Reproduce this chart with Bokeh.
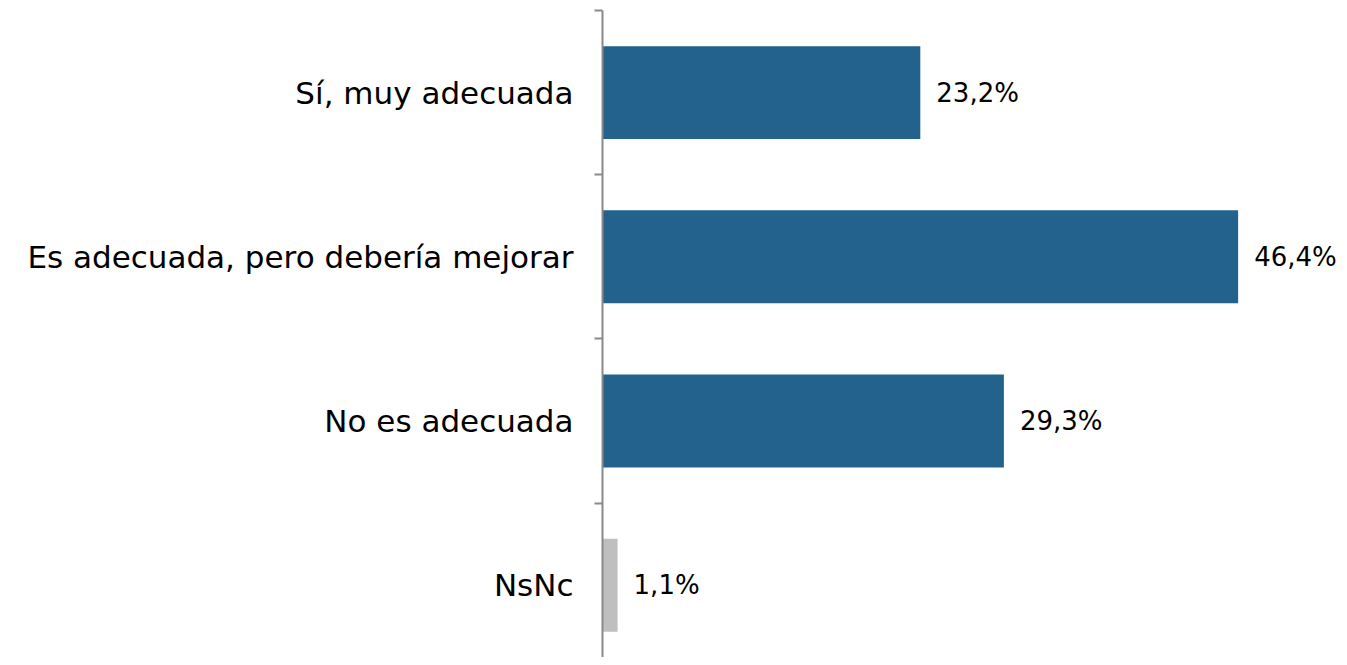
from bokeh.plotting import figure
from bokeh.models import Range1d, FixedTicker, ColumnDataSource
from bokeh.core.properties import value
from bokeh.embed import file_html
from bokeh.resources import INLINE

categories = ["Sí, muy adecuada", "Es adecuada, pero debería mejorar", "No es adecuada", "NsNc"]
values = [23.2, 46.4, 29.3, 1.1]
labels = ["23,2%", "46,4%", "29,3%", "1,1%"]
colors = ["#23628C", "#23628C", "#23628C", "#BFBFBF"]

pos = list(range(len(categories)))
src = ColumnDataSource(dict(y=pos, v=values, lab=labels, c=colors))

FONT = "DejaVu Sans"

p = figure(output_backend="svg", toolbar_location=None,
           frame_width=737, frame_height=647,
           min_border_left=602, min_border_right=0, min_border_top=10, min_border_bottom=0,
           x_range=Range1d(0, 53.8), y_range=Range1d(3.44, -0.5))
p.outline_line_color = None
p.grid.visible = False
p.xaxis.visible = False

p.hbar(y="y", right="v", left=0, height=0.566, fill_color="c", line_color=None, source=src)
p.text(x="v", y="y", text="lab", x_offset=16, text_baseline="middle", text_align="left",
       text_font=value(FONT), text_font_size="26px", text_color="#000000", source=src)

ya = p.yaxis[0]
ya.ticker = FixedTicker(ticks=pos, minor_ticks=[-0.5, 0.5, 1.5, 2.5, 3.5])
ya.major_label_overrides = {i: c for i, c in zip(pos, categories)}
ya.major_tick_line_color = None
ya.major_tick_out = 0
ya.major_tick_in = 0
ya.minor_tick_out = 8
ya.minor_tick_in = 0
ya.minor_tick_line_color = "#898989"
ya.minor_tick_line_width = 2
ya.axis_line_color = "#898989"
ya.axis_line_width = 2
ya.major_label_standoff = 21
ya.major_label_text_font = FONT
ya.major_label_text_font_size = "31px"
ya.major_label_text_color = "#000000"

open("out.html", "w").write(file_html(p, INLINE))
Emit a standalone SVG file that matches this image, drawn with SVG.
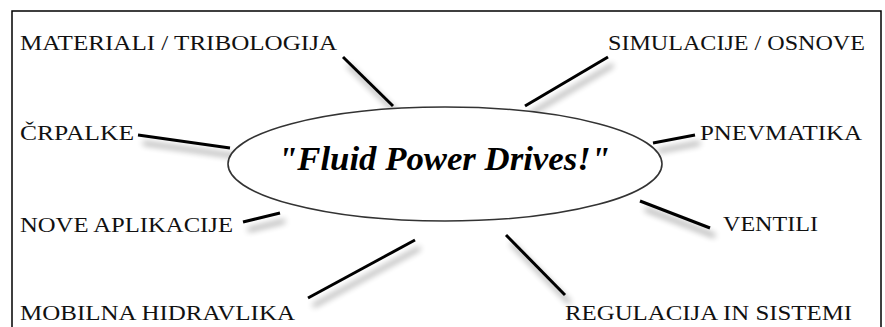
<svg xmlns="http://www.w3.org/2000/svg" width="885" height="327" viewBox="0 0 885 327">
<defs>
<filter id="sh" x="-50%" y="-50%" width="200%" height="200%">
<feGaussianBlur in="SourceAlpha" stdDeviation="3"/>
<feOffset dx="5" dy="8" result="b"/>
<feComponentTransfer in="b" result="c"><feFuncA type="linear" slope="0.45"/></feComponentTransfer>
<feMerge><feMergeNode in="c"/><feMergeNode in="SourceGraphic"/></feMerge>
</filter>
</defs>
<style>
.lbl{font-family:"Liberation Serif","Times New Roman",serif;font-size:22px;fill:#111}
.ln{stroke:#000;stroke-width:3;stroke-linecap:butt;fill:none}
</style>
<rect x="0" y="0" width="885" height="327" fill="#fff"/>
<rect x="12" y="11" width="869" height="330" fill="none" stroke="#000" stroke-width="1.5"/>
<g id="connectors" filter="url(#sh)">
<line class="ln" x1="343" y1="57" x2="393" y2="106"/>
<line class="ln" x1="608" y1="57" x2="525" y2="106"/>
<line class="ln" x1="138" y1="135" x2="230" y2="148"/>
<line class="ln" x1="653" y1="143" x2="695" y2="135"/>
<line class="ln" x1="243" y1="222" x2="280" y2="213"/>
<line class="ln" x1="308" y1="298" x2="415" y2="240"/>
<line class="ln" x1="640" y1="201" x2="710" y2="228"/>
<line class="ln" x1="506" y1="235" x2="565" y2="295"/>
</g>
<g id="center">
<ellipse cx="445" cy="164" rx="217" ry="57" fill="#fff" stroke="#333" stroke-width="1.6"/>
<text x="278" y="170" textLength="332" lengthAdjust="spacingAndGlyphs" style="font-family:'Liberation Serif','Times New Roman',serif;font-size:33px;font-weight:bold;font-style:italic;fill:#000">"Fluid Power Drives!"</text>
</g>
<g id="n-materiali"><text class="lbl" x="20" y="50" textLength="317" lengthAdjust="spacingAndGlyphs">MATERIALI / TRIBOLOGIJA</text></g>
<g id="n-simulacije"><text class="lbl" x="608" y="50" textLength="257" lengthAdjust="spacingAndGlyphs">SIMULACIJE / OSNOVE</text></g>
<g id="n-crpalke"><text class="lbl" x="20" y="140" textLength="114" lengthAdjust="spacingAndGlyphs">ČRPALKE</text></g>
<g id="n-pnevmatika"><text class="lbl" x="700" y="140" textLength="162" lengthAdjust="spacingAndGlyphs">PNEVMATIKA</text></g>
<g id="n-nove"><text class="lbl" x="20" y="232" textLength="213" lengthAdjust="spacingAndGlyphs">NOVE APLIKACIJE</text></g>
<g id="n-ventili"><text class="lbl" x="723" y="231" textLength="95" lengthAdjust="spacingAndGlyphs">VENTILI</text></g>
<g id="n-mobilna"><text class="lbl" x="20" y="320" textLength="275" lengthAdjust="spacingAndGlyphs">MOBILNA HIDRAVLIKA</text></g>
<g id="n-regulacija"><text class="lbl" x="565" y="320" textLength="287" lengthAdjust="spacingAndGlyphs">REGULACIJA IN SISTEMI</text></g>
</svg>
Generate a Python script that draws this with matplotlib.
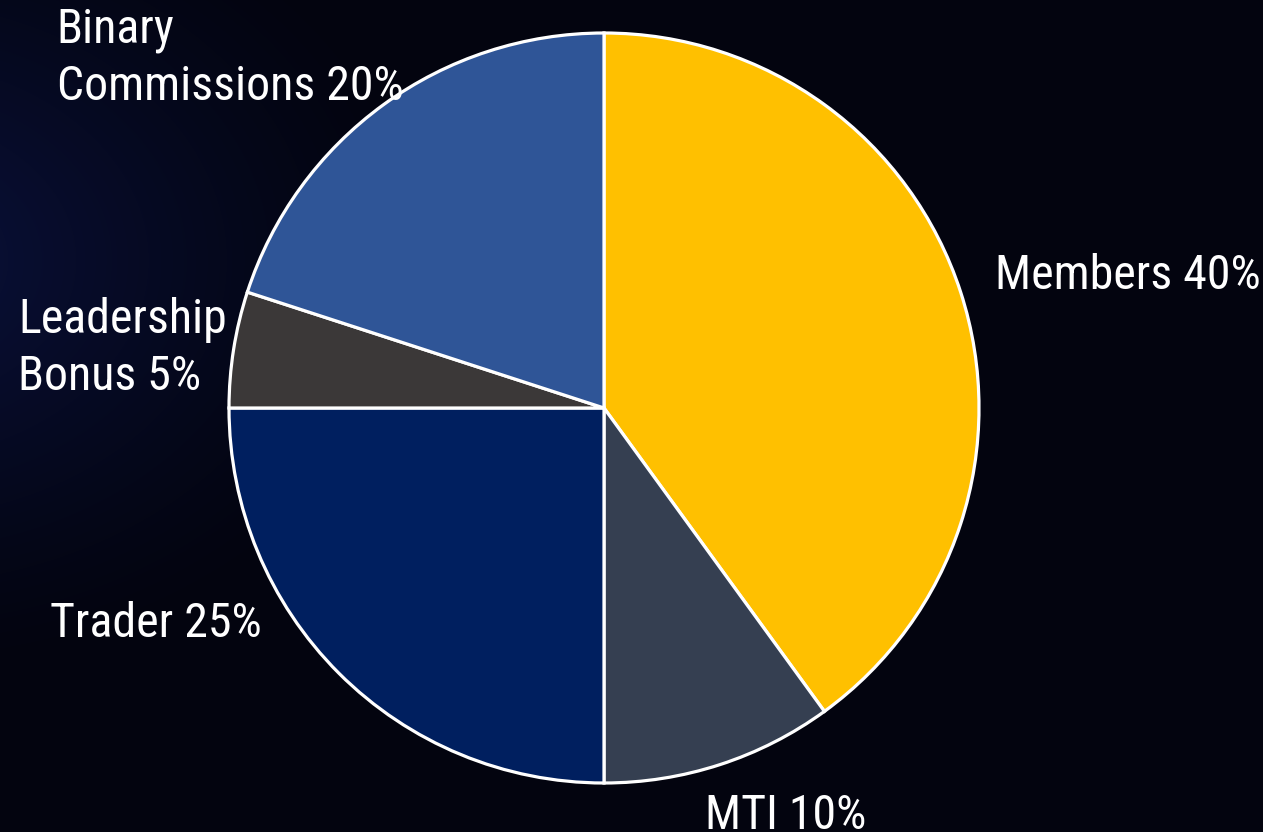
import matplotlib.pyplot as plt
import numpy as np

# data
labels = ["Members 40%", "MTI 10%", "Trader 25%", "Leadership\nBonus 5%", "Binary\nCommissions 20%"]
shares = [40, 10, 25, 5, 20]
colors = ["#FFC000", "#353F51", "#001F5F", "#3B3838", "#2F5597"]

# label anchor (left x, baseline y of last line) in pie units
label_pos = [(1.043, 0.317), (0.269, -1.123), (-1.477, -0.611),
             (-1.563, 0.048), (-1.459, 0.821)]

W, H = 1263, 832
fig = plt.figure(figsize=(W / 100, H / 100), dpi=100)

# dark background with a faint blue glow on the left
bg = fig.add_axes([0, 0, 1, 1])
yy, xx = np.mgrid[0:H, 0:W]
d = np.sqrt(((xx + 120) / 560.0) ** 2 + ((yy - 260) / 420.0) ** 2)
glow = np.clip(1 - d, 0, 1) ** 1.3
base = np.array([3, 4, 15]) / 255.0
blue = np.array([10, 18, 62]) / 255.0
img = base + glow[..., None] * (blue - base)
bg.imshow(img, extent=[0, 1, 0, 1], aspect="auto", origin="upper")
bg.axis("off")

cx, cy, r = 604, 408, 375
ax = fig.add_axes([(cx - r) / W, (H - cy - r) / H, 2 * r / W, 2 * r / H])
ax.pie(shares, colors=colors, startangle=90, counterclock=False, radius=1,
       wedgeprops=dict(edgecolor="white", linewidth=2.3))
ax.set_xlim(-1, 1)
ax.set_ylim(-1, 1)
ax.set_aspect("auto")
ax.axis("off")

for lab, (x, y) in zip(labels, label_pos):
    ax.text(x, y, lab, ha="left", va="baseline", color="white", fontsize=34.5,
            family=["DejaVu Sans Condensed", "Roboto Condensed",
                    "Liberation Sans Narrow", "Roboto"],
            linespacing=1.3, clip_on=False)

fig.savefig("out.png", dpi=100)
━━━━━━
• **PROBLEM DETAILS**
Copy out all of the material exactly as written, without its pictures.

• **OUTPUT FOR THIS TASK**
Reproduce this chart with Bokeh.
from bokeh.plotting import figure
from bokeh.models import Range1d, FixedTicker, ColumnDataSource
from bokeh.core.properties import value
from bokeh.embed import file_html
from bokeh.resources import INLINE

categories = ["Sí, muy adecuada", "Es adecuada, pero debería mejorar", "No es adecuada", "NsNc"]
values = [23.2, 46.4, 29.3, 1.1]
labels = ["23,2%", "46,4%", "29,3%", "1,1%"]
colors = ["#23628C", "#23628C", "#23628C", "#BFBFBF"]

pos = list(range(len(categories)))
src = ColumnDataSource(dict(y=pos, v=values, lab=labels, c=colors))

FONT = "DejaVu Sans"

p = figure(output_backend="svg", toolbar_location=None,
           frame_width=737, frame_height=647,
           min_border_left=602, min_border_right=0, min_border_top=10, min_border_bottom=0,
           x_range=Range1d(0, 53.8), y_range=Range1d(3.44, -0.5))
p.outline_line_color = None
p.grid.visible = False
p.xaxis.visible = False

p.hbar(y="y", right="v", left=0, height=0.566, fill_color="c", line_color=None, source=src)
p.text(x="v", y="y", text="lab", x_offset=16, text_baseline="middle", text_align="left",
       text_font=value(FONT), text_font_size="26px", text_color="#000000", source=src)

ya = p.yaxis[0]
ya.ticker = FixedTicker(ticks=pos, minor_ticks=[-0.5, 0.5, 1.5, 2.5, 3.5])
ya.major_label_overrides = {i: c for i, c in zip(pos, categories)}
ya.major_tick_line_color = None
ya.major_tick_out = 0
ya.major_tick_in = 0
ya.minor_tick_out = 8
ya.minor_tick_in = 0
ya.minor_tick_line_color = "#898989"
ya.minor_tick_line_width = 2
ya.axis_line_color = "#898989"
ya.axis_line_width = 2
ya.major_label_standoff = 21
ya.major_label_text_font = FONT
ya.major_label_text_font_size = "31px"
ya.major_label_text_color = "#000000"

open("out.html", "w").write(file_html(p, INLINE))
Emit a standalone SVG file that matches this image, drawn with SVG.
<svg xmlns="http://www.w3.org/2000/svg" width="885" height="327" viewBox="0 0 885 327">
<defs>
<filter id="sh" x="-50%" y="-50%" width="200%" height="200%">
<feGaussianBlur in="SourceAlpha" stdDeviation="3"/>
<feOffset dx="5" dy="8" result="b"/>
<feComponentTransfer in="b" result="c"><feFuncA type="linear" slope="0.45"/></feComponentTransfer>
<feMerge><feMergeNode in="c"/><feMergeNode in="SourceGraphic"/></feMerge>
</filter>
</defs>
<style>
.lbl{font-family:"Liberation Serif","Times New Roman",serif;font-size:22px;fill:#111}
.ln{stroke:#000;stroke-width:3;stroke-linecap:butt;fill:none}
</style>
<rect x="0" y="0" width="885" height="327" fill="#fff"/>
<rect x="12" y="11" width="869" height="330" fill="none" stroke="#000" stroke-width="1.5"/>
<g id="connectors" filter="url(#sh)">
<line class="ln" x1="343" y1="57" x2="393" y2="106"/>
<line class="ln" x1="608" y1="57" x2="525" y2="106"/>
<line class="ln" x1="138" y1="135" x2="230" y2="148"/>
<line class="ln" x1="653" y1="143" x2="695" y2="135"/>
<line class="ln" x1="243" y1="222" x2="280" y2="213"/>
<line class="ln" x1="308" y1="298" x2="415" y2="240"/>
<line class="ln" x1="640" y1="201" x2="710" y2="228"/>
<line class="ln" x1="506" y1="235" x2="565" y2="295"/>
</g>
<g id="center">
<ellipse cx="445" cy="164" rx="217" ry="57" fill="#fff" stroke="#333" stroke-width="1.6"/>
<text x="278" y="170" textLength="332" lengthAdjust="spacingAndGlyphs" style="font-family:'Liberation Serif','Times New Roman',serif;font-size:33px;font-weight:bold;font-style:italic;fill:#000">"Fluid Power Drives!"</text>
</g>
<g id="n-materiali"><text class="lbl" x="20" y="50" textLength="317" lengthAdjust="spacingAndGlyphs">MATERIALI / TRIBOLOGIJA</text></g>
<g id="n-simulacije"><text class="lbl" x="608" y="50" textLength="257" lengthAdjust="spacingAndGlyphs">SIMULACIJE / OSNOVE</text></g>
<g id="n-crpalke"><text class="lbl" x="20" y="140" textLength="114" lengthAdjust="spacingAndGlyphs">ČRPALKE</text></g>
<g id="n-pnevmatika"><text class="lbl" x="700" y="140" textLength="162" lengthAdjust="spacingAndGlyphs">PNEVMATIKA</text></g>
<g id="n-nove"><text class="lbl" x="20" y="232" textLength="213" lengthAdjust="spacingAndGlyphs">NOVE APLIKACIJE</text></g>
<g id="n-ventili"><text class="lbl" x="723" y="231" textLength="95" lengthAdjust="spacingAndGlyphs">VENTILI</text></g>
<g id="n-mobilna"><text class="lbl" x="20" y="320" textLength="275" lengthAdjust="spacingAndGlyphs">MOBILNA HIDRAVLIKA</text></g>
<g id="n-regulacija"><text class="lbl" x="565" y="320" textLength="287" lengthAdjust="spacingAndGlyphs">REGULACIJA IN SISTEMI</text></g>
</svg>
Generate a Python script that draws this with matplotlib.
import matplotlib.pyplot as plt
import numpy as np

# data
labels = ["Members 40%", "MTI 10%", "Trader 25%", "Leadership\nBonus 5%", "Binary\nCommissions 20%"]
shares = [40, 10, 25, 5, 20]
colors = ["#FFC000", "#353F51", "#001F5F", "#3B3838", "#2F5597"]

# label anchor (left x, baseline y of last line) in pie units
label_pos = [(1.043, 0.317), (0.269, -1.123), (-1.477, -0.611),
             (-1.563, 0.048), (-1.459, 0.821)]

W, H = 1263, 832
fig = plt.figure(figsize=(W / 100, H / 100), dpi=100)

# dark background with a faint blue glow on the left
bg = fig.add_axes([0, 0, 1, 1])
yy, xx = np.mgrid[0:H, 0:W]
d = np.sqrt(((xx + 120) / 560.0) ** 2 + ((yy - 260) / 420.0) ** 2)
glow = np.clip(1 - d, 0, 1) ** 1.3
base = np.array([3, 4, 15]) / 255.0
blue = np.array([10, 18, 62]) / 255.0
img = base + glow[..., None] * (blue - base)
bg.imshow(img, extent=[0, 1, 0, 1], aspect="auto", origin="upper")
bg.axis("off")

cx, cy, r = 604, 408, 375
ax = fig.add_axes([(cx - r) / W, (H - cy - r) / H, 2 * r / W, 2 * r / H])
ax.pie(shares, colors=colors, startangle=90, counterclock=False, radius=1,
       wedgeprops=dict(edgecolor="white", linewidth=2.3))
ax.set_xlim(-1, 1)
ax.set_ylim(-1, 1)
ax.set_aspect("auto")
ax.axis("off")

for lab, (x, y) in zip(labels, label_pos):
    ax.text(x, y, lab, ha="left", va="baseline", color="white", fontsize=34.5,
            family=["DejaVu Sans Condensed", "Roboto Condensed",
                    "Liberation Sans Narrow", "Roboto"],
            linespacing=1.3, clip_on=False)

fig.savefig("out.png", dpi=100)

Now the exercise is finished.